Kroger claims the merger, if allowed to proceed, would benefit shoppers giving them access to products at lower prices and more choices. The company noted it is investing $500 million to begin lowering prices day one post-close, and an additional $1.3 billion to improve Albertsons Cos.' stores. This commitment, the grocer said, builds on Kroger's track record of reducing prices every year, with $5 billion invested to lower prices since 2003. Kroger's work to deliver better value to customers over the last 20 years has reduced its gross margins by 5%.

In a separate statement, an Albertsons’ spokesperson said of the FTC’s decision, “Albertsons Cos. merging with Kroger will expand competition, lower prices, increase associate wages, protect union jobs, and enhance customers’ shopping experience.

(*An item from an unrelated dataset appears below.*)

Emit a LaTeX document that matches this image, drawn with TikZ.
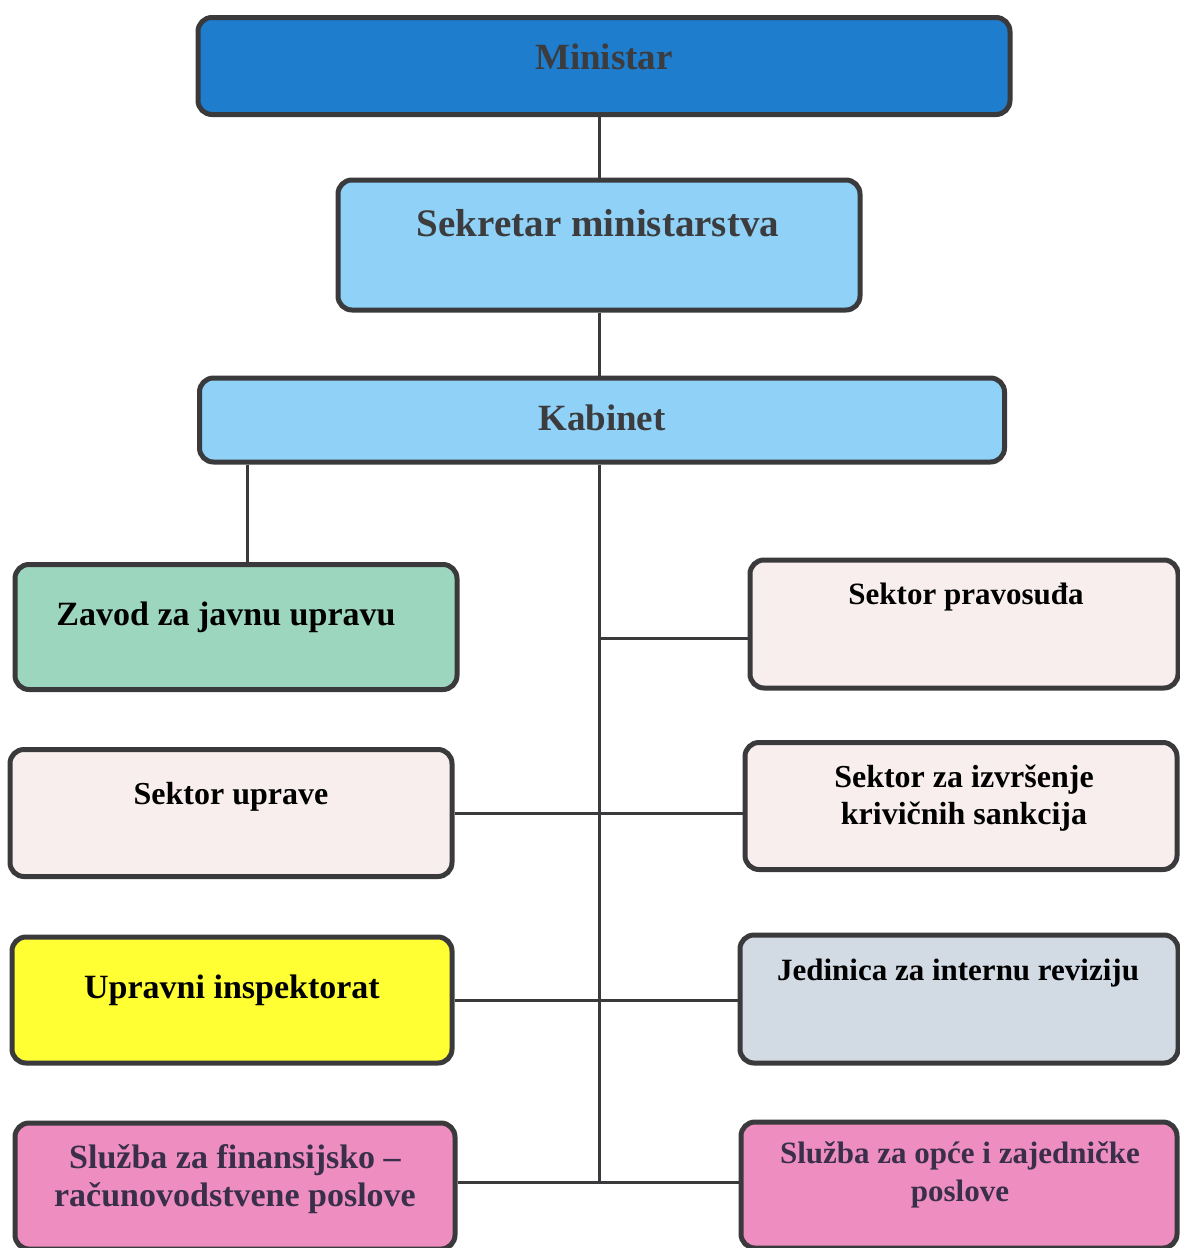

If the Federal Trade Commission is successful in blocking this merger, it would be hurting customers and helping strengthen larger, multi-channel retailers such as Amazon, Walmart and Costco – the very companies the FTC claims to be reining in – by allowing them to continue increasing their growing dominance of the grocery industry.”

Store Brands sister publication, Progressive Grocer, reported support for the FTC’s move from the United Food and Commercial Workers International Union (UFCW), which represented 1.2 million workers in grocery, meatpacking, food processing, and other essential industries across North America.  

“The FTC’s decision reflects clear concerns over the impact such a megamerger could have on workers, food prices, and millions of customers,” the union said in its statement. “As our delegates made clear last year at our International Convention, the UFCW stands — and will continue to stand — in opposition to any merger that would negatively impact our hundreds of thousands of hard-working members who work at Kroger and Albertsons."